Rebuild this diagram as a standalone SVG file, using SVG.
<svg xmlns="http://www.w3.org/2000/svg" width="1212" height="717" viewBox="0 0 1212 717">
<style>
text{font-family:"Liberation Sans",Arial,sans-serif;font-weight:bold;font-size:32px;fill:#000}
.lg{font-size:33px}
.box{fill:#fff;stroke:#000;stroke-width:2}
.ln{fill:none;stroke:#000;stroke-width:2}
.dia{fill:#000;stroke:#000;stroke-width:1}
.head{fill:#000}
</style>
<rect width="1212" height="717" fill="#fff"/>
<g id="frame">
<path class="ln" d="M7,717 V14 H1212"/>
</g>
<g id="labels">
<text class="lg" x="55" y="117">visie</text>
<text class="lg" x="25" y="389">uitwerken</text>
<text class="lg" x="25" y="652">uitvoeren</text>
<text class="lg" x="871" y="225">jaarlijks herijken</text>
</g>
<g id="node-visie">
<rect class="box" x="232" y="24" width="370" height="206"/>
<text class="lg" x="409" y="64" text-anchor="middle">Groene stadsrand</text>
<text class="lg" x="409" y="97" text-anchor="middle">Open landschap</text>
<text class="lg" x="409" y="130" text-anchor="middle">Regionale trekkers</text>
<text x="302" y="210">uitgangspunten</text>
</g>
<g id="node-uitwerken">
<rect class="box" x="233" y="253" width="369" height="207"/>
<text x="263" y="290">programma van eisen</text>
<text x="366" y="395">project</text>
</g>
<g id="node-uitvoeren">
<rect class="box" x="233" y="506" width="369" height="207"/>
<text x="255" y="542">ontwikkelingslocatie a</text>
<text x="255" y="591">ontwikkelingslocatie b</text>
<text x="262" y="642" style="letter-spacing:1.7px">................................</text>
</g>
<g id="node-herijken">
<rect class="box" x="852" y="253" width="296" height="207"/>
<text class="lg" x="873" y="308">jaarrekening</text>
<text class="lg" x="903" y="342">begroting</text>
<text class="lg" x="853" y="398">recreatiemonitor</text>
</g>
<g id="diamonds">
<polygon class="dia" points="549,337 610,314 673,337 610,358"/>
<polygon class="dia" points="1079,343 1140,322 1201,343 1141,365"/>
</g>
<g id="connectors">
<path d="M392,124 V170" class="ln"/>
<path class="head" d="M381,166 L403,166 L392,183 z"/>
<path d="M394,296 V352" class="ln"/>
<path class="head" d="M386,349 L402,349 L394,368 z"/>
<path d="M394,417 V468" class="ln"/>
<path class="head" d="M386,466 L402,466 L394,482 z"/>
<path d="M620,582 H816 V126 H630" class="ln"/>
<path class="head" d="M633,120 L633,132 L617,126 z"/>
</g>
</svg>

::::

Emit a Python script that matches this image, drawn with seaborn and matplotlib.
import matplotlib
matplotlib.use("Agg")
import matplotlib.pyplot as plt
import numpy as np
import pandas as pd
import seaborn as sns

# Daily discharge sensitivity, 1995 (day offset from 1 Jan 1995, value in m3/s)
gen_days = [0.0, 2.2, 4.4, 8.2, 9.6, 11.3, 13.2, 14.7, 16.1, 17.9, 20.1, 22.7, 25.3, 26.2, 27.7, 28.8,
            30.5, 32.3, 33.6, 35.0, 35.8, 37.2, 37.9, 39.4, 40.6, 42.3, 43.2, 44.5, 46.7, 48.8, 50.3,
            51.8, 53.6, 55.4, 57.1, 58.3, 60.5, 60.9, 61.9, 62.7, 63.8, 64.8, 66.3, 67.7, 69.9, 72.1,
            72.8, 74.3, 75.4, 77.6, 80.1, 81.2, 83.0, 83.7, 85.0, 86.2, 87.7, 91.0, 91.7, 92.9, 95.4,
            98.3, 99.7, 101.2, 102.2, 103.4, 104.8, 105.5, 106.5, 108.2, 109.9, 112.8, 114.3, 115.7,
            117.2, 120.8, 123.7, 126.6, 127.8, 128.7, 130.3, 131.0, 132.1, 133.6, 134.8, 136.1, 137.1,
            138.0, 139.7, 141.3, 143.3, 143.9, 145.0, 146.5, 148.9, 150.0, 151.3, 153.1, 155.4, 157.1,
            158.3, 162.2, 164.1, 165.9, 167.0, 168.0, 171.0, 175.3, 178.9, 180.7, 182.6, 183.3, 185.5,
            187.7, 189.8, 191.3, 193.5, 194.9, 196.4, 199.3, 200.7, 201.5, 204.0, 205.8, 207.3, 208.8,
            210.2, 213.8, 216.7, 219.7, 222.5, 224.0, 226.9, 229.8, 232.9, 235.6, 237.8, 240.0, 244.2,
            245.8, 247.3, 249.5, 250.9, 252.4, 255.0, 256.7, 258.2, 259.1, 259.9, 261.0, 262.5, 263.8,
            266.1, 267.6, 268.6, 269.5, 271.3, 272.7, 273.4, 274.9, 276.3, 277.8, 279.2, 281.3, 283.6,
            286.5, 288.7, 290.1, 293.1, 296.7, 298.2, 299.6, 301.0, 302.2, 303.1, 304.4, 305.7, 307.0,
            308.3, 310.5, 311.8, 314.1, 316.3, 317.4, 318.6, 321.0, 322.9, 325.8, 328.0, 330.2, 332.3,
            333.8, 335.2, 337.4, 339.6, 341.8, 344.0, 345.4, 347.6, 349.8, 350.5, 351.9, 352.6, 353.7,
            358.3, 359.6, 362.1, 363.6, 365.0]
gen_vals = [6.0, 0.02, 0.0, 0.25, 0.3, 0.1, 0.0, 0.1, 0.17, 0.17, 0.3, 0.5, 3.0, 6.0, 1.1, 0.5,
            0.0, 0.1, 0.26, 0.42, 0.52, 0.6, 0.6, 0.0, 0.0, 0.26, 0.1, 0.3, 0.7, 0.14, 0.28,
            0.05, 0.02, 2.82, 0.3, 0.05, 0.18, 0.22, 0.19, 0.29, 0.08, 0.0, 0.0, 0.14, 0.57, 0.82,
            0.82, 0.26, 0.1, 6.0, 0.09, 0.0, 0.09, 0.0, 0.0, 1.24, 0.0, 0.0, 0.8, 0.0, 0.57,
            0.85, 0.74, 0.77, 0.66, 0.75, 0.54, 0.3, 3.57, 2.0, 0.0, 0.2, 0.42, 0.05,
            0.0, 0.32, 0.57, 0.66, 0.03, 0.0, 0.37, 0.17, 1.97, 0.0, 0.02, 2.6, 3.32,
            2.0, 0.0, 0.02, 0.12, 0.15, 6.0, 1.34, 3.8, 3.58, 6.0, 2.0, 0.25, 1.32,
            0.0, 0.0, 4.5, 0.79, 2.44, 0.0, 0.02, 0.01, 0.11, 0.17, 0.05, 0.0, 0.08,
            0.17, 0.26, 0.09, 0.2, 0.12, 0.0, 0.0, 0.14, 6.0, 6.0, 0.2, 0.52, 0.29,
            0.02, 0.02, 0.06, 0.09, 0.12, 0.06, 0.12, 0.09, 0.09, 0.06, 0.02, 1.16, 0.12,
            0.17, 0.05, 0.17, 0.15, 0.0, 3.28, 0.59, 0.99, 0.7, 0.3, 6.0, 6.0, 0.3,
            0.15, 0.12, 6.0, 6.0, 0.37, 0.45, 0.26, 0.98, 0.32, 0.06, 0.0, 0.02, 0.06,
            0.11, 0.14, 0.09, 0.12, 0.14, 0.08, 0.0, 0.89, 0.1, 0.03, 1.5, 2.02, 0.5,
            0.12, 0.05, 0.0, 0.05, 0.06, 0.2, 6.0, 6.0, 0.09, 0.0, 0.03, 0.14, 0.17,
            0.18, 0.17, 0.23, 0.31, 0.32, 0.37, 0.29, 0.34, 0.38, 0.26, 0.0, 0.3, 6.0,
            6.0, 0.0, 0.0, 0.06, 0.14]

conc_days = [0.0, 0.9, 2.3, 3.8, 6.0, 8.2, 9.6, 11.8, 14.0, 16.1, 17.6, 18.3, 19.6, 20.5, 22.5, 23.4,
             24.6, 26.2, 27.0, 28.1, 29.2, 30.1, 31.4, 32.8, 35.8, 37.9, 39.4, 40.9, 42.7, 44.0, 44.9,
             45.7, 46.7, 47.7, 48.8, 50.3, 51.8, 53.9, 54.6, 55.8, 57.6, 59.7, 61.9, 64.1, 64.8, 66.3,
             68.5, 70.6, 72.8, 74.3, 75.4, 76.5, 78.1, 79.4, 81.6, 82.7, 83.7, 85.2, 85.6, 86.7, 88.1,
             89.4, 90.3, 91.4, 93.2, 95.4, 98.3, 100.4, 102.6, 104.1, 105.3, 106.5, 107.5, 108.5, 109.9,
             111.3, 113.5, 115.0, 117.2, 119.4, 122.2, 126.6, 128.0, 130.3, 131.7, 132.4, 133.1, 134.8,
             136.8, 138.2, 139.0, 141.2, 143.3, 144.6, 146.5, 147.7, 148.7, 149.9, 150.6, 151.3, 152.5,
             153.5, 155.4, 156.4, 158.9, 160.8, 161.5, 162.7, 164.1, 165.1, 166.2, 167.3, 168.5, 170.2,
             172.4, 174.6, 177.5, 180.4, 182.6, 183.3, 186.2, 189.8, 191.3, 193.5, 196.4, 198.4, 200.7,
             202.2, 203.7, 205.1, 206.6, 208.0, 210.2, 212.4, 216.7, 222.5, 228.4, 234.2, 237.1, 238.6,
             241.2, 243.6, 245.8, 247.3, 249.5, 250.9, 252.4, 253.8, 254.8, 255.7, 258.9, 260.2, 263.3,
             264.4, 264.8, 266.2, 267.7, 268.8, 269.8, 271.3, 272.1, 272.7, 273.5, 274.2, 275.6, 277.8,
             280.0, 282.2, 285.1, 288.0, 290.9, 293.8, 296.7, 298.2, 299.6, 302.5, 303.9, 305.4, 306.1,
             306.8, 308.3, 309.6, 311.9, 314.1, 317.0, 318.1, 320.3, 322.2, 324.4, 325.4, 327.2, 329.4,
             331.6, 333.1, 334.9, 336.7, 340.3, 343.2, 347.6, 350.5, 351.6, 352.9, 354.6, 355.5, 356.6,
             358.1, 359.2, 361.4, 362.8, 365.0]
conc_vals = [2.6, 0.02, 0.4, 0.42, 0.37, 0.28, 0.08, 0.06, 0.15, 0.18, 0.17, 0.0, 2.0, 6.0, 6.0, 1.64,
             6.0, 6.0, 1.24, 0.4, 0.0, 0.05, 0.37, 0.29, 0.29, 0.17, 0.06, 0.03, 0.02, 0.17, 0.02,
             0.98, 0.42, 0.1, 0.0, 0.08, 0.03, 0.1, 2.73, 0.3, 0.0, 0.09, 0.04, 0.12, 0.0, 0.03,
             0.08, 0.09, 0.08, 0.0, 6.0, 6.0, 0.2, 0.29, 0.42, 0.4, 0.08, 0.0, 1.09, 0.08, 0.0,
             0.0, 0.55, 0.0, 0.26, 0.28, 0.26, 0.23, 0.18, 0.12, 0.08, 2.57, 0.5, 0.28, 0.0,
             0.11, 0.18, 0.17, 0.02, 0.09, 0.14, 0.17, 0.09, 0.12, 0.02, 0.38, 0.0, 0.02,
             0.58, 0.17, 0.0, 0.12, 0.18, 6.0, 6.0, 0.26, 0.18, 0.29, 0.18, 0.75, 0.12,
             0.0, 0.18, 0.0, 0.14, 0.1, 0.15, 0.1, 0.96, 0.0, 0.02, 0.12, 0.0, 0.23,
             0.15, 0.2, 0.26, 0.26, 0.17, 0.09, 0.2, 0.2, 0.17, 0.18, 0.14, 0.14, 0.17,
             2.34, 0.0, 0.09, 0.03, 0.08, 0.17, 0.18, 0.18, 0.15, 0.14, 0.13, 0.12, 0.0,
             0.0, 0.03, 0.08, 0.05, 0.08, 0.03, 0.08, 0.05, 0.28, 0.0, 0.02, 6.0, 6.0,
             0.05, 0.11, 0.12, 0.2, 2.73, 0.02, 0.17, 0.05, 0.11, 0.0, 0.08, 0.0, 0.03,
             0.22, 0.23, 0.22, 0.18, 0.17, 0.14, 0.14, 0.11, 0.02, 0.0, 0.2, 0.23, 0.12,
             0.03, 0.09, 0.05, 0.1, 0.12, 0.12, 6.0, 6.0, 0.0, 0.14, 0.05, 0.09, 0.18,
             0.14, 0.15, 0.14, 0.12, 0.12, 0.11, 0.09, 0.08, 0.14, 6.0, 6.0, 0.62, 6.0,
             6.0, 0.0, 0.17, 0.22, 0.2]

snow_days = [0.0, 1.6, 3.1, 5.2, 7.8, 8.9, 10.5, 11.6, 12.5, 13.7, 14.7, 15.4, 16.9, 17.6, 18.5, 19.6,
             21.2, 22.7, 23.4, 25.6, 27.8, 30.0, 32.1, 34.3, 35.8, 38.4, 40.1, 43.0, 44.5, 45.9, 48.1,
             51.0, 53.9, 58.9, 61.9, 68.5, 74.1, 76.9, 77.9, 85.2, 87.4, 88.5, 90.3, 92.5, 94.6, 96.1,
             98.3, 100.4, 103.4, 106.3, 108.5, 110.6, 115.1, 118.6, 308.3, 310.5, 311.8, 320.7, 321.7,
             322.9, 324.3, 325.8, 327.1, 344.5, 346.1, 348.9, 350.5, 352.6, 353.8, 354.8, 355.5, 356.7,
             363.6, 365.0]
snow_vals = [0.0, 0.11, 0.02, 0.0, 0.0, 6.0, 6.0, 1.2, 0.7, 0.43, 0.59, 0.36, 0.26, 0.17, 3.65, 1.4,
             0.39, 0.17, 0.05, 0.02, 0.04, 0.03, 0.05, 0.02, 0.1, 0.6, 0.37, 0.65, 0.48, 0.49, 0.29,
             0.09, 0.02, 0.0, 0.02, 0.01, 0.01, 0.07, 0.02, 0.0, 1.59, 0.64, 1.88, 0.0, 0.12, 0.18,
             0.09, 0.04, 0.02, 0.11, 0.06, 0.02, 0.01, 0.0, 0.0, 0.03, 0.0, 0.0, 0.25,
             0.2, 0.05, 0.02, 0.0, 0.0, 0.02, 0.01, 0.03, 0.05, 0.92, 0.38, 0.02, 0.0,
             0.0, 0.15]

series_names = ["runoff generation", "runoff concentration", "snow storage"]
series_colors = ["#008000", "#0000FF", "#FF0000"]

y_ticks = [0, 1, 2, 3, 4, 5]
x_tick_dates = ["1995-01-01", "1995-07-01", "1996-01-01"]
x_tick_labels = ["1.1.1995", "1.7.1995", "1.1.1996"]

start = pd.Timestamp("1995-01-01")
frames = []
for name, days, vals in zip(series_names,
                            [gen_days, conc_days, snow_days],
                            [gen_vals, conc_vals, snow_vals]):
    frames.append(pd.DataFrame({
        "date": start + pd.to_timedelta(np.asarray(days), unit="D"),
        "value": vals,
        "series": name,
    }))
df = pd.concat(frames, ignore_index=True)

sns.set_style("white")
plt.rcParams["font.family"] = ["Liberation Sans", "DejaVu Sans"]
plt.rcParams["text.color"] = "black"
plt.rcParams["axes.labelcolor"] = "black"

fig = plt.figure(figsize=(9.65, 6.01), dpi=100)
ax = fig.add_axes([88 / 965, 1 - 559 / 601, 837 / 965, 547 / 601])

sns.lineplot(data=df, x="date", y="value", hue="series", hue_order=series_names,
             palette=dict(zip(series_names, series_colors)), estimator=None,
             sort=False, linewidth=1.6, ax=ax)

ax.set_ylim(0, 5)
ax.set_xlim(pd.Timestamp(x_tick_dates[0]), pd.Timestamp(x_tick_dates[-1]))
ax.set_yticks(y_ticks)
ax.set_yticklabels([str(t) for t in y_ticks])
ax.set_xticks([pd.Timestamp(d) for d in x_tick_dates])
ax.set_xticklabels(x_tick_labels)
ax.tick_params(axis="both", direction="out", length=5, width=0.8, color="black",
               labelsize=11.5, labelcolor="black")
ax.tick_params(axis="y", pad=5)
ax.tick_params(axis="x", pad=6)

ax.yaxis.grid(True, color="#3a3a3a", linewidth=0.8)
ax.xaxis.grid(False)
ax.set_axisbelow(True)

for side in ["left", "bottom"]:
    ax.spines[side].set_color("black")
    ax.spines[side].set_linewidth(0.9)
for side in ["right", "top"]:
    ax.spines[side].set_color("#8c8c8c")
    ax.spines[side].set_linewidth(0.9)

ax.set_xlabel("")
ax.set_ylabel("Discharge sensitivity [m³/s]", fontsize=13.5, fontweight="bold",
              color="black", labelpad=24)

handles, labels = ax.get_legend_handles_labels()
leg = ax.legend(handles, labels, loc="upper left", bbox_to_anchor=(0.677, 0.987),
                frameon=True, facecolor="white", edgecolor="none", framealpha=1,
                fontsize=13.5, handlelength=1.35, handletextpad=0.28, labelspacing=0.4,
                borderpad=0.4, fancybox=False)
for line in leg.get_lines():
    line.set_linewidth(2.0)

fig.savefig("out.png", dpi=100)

::::

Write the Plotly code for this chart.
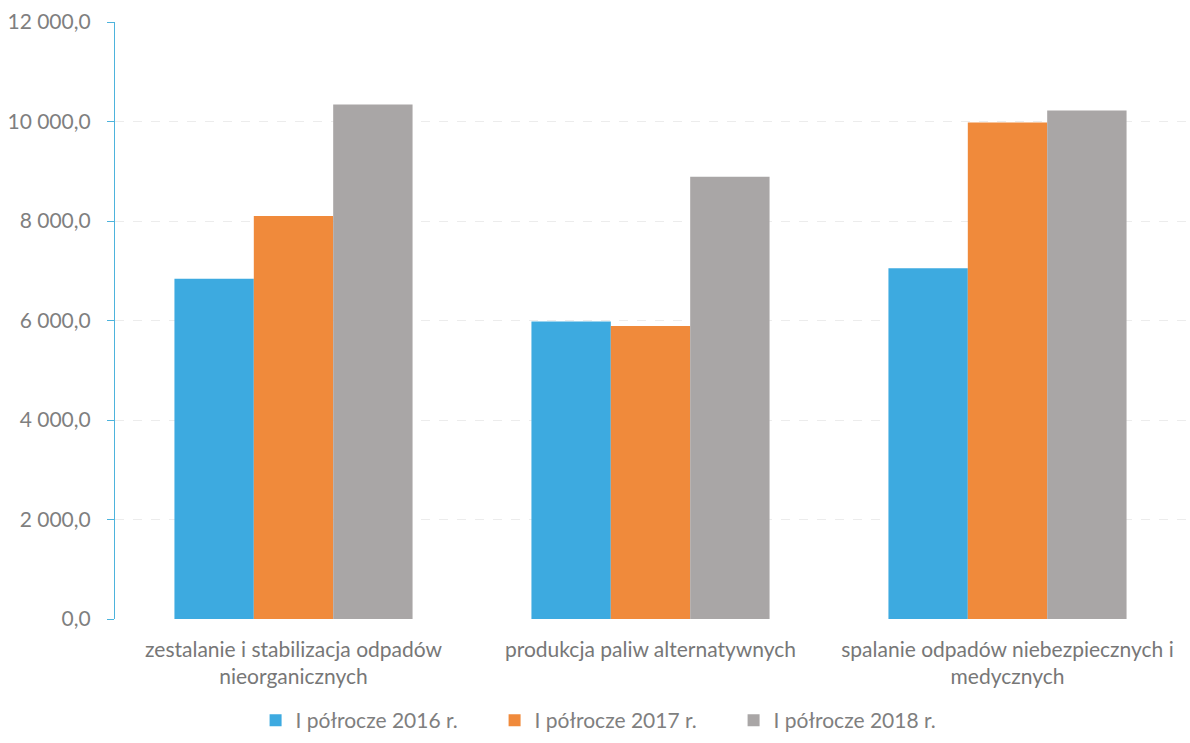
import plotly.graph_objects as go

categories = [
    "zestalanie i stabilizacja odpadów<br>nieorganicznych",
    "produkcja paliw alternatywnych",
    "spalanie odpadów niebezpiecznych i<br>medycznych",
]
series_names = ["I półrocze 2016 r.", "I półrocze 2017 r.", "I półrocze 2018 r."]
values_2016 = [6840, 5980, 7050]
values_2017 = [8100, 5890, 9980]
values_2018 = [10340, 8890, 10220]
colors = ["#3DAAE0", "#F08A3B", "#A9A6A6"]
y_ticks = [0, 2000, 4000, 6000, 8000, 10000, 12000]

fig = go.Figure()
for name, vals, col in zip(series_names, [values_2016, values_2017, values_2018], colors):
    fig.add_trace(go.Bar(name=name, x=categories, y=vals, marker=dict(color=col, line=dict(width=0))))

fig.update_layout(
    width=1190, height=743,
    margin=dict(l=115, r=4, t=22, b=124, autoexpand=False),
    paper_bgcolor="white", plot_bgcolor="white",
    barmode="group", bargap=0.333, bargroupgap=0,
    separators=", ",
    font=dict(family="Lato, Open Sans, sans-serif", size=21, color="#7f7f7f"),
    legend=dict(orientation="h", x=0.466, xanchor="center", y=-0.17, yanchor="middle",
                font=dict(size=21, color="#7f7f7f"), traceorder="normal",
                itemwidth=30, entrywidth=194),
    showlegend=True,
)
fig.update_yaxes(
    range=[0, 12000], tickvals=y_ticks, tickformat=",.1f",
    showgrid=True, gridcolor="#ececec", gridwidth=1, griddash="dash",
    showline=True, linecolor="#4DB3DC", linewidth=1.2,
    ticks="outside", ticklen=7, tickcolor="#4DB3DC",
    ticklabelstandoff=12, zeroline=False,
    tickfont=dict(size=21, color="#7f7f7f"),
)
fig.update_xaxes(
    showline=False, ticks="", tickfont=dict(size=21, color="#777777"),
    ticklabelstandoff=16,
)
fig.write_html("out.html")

::::

Exercise directions: Search the records for the word "this" and copy every line where it occurs.

Task solution:
Rebuild this diagram as a standalone SVG file, using SVG.
Emit a Python script that matches this image, drawn with seaborn and matplotlib.
Write the Plotly code for this chart.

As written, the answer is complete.